Among the highlights of the exhibition are two installations by Farideh Lashai: 'El Amal' and 'When I Count There Are Only You, But When I Look There Is Only A Shadow'. 'El Amal' means 'hope' or 'desire'. Lashai made the work at the height of the Arab Spring in 2011and 2012. It features the Egyptian singer, songwriter and actress Umm Kuthum and her song. She looks down on Charlie Chaplin's Great Dictator, Adolf Hitler, who Chaplin mocked by showing him tossing a ball representing how he played with the world. In this work the world has become a spotlight that jumps back and forth across the work. As in many of Lashai's works the projection is shone onto an existing painting.

'El Amal' is synchronised with a second work in Ghent, the bizarrely named 'When I Count There Are Only You, But When I Look There Is Only A Shadow'. Here we are back with Goya. Lashai has taken eighty etchings from the series the 'Disasters' and removed all figures. The figures are then projected back onto the work by video projection. The spotlight from 'El Amal' now appears on this work, wandering over the eighty Goya etchings devoid of figures. When the spotlight reaches an etching, as if by magic, the figures reappear. Both installations will be moving on to the British Museum in London and to Madrid after the Ghent exhibition has finished.

Co-curator Johan De Smedt (photo top) explains why the Ghent Museum of Fine Arts decided to bring Goya and Lashai together under one exhibition: “Both artists were highly critical of their contemporary society. Goya became King Carlos's court painter. He was a key establishment figure, keenly sought after by all the influential people in society who wanted their portrait painted, but at the same time he excelled in social criticism. He was at his most productive at the end of the 18th century when the ideas of the Enlightenment were gaining some ground in Spain that was still ruled by a highly autocratic monarch. Goya mixed in progressive, literary circles, produced the 'Caprichos', a series of highly critical engravings. Later he created the 'Disasters' that illustrated all the ills inflicted on the people of Spain as a result of the Peninsular War.”

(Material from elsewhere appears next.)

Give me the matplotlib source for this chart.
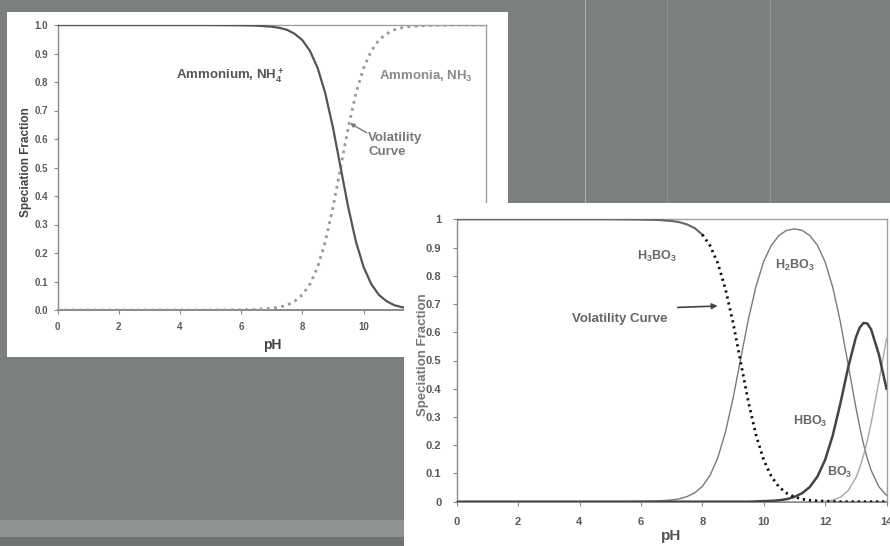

“Farideh Lashai is an Iranian artist. She too sought ways of including social criticism in her work. She witnessed the brief period of democracy under Mohammad Mosaddegh, but also the repressive regimes of the Shah and the ayatollahs. She spent much of her life travelling in Europe and was also a productive translator of the European greats: Bertold Brecht, Natalia Ginzburg, Heinrich Heine and William Shakespeare that she all translated into Farsi, the language of Iran. Lashai was also inspired by Goya's work and shows that modern artists like to connect with earlier artistic traditions.”

'Eyewitnesses' includes Goya's 'Caprichos' or 'Crazy Things' series published during his lifetime and the 'Disasters' that given his status and the work's critical content was only published after his death. The Ghent museum also secured two painings by Goya: the 'Injured Mason' that criticises working conditions during Spain's heyday and 'El Tiempo' or 'Time'. 'El Tiempo' (photo top) shows Queen Maria Luisa and a companion. The two elderly women resemble masks. With Chronos peering over their shoulder they scan a mirror in search of the last signs of beauty. Flemish painter James Ensor was so enthralled by this work that is on loan from the Lille Fine Arts Museum that he even contemplated travelling to Spain, a journey he was never to make. Other works by Ensor inspired by Goya also feature at the exhibition.

Don't miss Lashai's 'Rabbit in Wonderland'. It's a collection of five works consisting of videos that are projected onto existing paintings. The works that prominently feature rabbits, ravens and cats refer to Lewis Carroll's 'Alice in Wonderland'. Alice followed a rabbit down a hole to a fairy wonderland where she loses her innocence. Lashai was forced to develop subtle ways of formulating criticism in the Iran of the Shah and the ayatollahs. Alice's loss of innocence is mirrored in Iran's fate where efforts to introduce democracy ended in the repressive regimes of the Shah and the ayatollahs.

'Eyewitnesses' curated by Catherine de Zegher and Johan De Smet runs at the Ghent Museum of Fine Arts until 7 May.